• _GIVEN PROBLEM_: Quote, without change, all of the lines that follow.

• _SUPPLIED DATA_:
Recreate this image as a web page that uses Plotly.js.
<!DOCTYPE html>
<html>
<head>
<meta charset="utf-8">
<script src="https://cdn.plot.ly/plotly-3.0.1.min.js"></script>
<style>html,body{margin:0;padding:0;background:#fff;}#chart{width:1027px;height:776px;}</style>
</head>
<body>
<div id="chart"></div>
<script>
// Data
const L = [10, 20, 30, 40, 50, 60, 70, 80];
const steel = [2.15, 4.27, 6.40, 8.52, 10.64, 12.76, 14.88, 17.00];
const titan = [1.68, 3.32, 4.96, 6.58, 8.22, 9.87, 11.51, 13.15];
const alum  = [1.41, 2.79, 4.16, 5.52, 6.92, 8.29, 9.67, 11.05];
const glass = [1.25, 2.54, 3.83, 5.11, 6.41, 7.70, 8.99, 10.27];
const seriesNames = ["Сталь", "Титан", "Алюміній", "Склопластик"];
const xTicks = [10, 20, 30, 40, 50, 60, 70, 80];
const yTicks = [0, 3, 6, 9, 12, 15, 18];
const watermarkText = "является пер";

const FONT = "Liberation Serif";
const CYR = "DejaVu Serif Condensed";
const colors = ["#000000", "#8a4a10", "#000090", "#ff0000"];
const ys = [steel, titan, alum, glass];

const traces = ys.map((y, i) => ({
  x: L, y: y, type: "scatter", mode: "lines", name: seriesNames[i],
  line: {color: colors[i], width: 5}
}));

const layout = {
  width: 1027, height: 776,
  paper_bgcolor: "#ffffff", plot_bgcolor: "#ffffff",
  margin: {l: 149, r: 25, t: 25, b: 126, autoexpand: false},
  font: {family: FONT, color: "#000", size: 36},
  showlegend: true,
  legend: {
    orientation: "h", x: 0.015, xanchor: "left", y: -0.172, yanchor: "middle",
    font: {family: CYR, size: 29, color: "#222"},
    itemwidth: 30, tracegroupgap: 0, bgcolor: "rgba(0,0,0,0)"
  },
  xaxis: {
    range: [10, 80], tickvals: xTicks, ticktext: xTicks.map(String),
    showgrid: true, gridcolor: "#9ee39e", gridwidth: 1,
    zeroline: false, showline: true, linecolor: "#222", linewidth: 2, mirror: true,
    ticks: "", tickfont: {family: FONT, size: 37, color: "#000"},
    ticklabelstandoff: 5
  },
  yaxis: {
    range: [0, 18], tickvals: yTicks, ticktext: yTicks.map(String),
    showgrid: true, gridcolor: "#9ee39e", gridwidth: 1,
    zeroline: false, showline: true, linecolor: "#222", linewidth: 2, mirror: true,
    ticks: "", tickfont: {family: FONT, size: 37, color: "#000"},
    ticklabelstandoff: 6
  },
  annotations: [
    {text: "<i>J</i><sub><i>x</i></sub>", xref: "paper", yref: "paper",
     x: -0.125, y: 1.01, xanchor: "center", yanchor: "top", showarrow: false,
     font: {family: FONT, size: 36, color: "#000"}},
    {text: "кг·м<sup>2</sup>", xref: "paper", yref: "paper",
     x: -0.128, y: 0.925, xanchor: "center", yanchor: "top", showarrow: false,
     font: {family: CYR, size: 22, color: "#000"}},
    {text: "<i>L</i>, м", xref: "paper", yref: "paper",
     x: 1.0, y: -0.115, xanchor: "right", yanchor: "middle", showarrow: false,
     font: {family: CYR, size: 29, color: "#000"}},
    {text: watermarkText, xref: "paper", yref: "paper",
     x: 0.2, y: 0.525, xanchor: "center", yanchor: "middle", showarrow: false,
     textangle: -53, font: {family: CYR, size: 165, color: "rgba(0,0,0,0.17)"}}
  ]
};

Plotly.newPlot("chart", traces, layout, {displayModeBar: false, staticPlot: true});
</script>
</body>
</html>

• _REPLY_:
Recreate this image as a web page that uses Plotly.js.
<!DOCTYPE html>
<html>
<head>
<meta charset="utf-8">
<script src="https://cdn.plot.ly/plotly-3.0.1.min.js"></script>
<style>html,body{margin:0;padding:0;background:#fff;}#chart{width:1027px;height:776px;}</style>
</head>
<body>
<div id="chart"></div>
<script>
// Data
const L = [10, 20, 30, 40, 50, 60, 70, 80];
const steel = [2.15, 4.27, 6.40, 8.52, 10.64, 12.76, 14.88, 17.00];
const titan = [1.68, 3.32, 4.96, 6.58, 8.22, 9.87, 11.51, 13.15];
const alum  = [1.41, 2.79, 4.16, 5.52, 6.92, 8.29, 9.67, 11.05];
const glass = [1.25, 2.54, 3.83, 5.11, 6.41, 7.70, 8.99, 10.27];
const seriesNames = ["Сталь", "Титан", "Алюміній", "Склопластик"];
const xTicks = [10, 20, 30, 40, 50, 60, 70, 80];
const yTicks = [0, 3, 6, 9, 12, 15, 18];
const watermarkText = "является пер";

const FONT = "Liberation Serif";
const CYR = "DejaVu Serif Condensed";
const colors = ["#000000", "#8a4a10", "#000090", "#ff0000"];
const ys = [steel, titan, alum, glass];

const traces = ys.map((y, i) => ({
  x: L, y: y, type: "scatter", mode: "lines", name: seriesNames[i],
  line: {color: colors[i], width: 5}
}));

const layout = {
  width: 1027, height: 776,
  paper_bgcolor: "#ffffff", plot_bgcolor: "#ffffff",
  margin: {l: 149, r: 25, t: 25, b: 126, autoexpand: false},
  font: {family: FONT, color: "#000", size: 36},
  showlegend: true,
  legend: {
    orientation: "h", x: 0.015, xanchor: "left", y: -0.172, yanchor: "middle",
    font: {family: CYR, size: 29, color: "#222"},
    itemwidth: 30, tracegroupgap: 0, bgcolor: "rgba(0,0,0,0)"
  },
  xaxis: {
    range: [10, 80], tickvals: xTicks, ticktext: xTicks.map(String),
    showgrid: true, gridcolor: "#9ee39e", gridwidth: 1,
    zeroline: false, showline: true, linecolor: "#222", linewidth: 2, mirror: true,
    ticks: "", tickfont: {family: FONT, size: 37, color: "#000"},
    ticklabelstandoff: 5
  },
  yaxis: {
    range: [0, 18], tickvals: yTicks, ticktext: yTicks.map(String),
    showgrid: true, gridcolor: "#9ee39e", gridwidth: 1,
    zeroline: false, showline: true, linecolor: "#222", linewidth: 2, mirror: true,
    ticks: "", tickfont: {family: FONT, size: 37, color: "#000"},
    ticklabelstandoff: 6
  },
  annotations: [
    {text: "<i>J</i><sub><i>x</i></sub>", xref: "paper", yref: "paper",
     x: -0.125, y: 1.01, xanchor: "center", yanchor: "top", showarrow: false,
     font: {family: FONT, size: 36, color: "#000"}},
    {text: "кг·м<sup>2</sup>", xref: "paper", yref: "paper",
     x: -0.128, y: 0.925, xanchor: "center", yanchor: "top", showarrow: false,
     font: {family: CYR, size: 22, color: "#000"}},
    {text: "<i>L</i>, м", xref: "paper", yref: "paper",
     x: 1.0, y: -0.115, xanchor: "right", yanchor: "middle", showarrow: false,
     font: {family: CYR, size: 29, color: "#000"}},
    {text: watermarkText, xref: "paper", yref: "paper",
     x: 0.2, y: 0.525, xanchor: "center", yanchor: "middle", showarrow: false,
     textangle: -53, font: {family: CYR, size: 165, color: "rgba(0,0,0,0.17)"}}
  ]
};

Plotly.newPlot("chart", traces, layout, {displayModeBar: false, staticPlot: true});
</script>
</body>
</html>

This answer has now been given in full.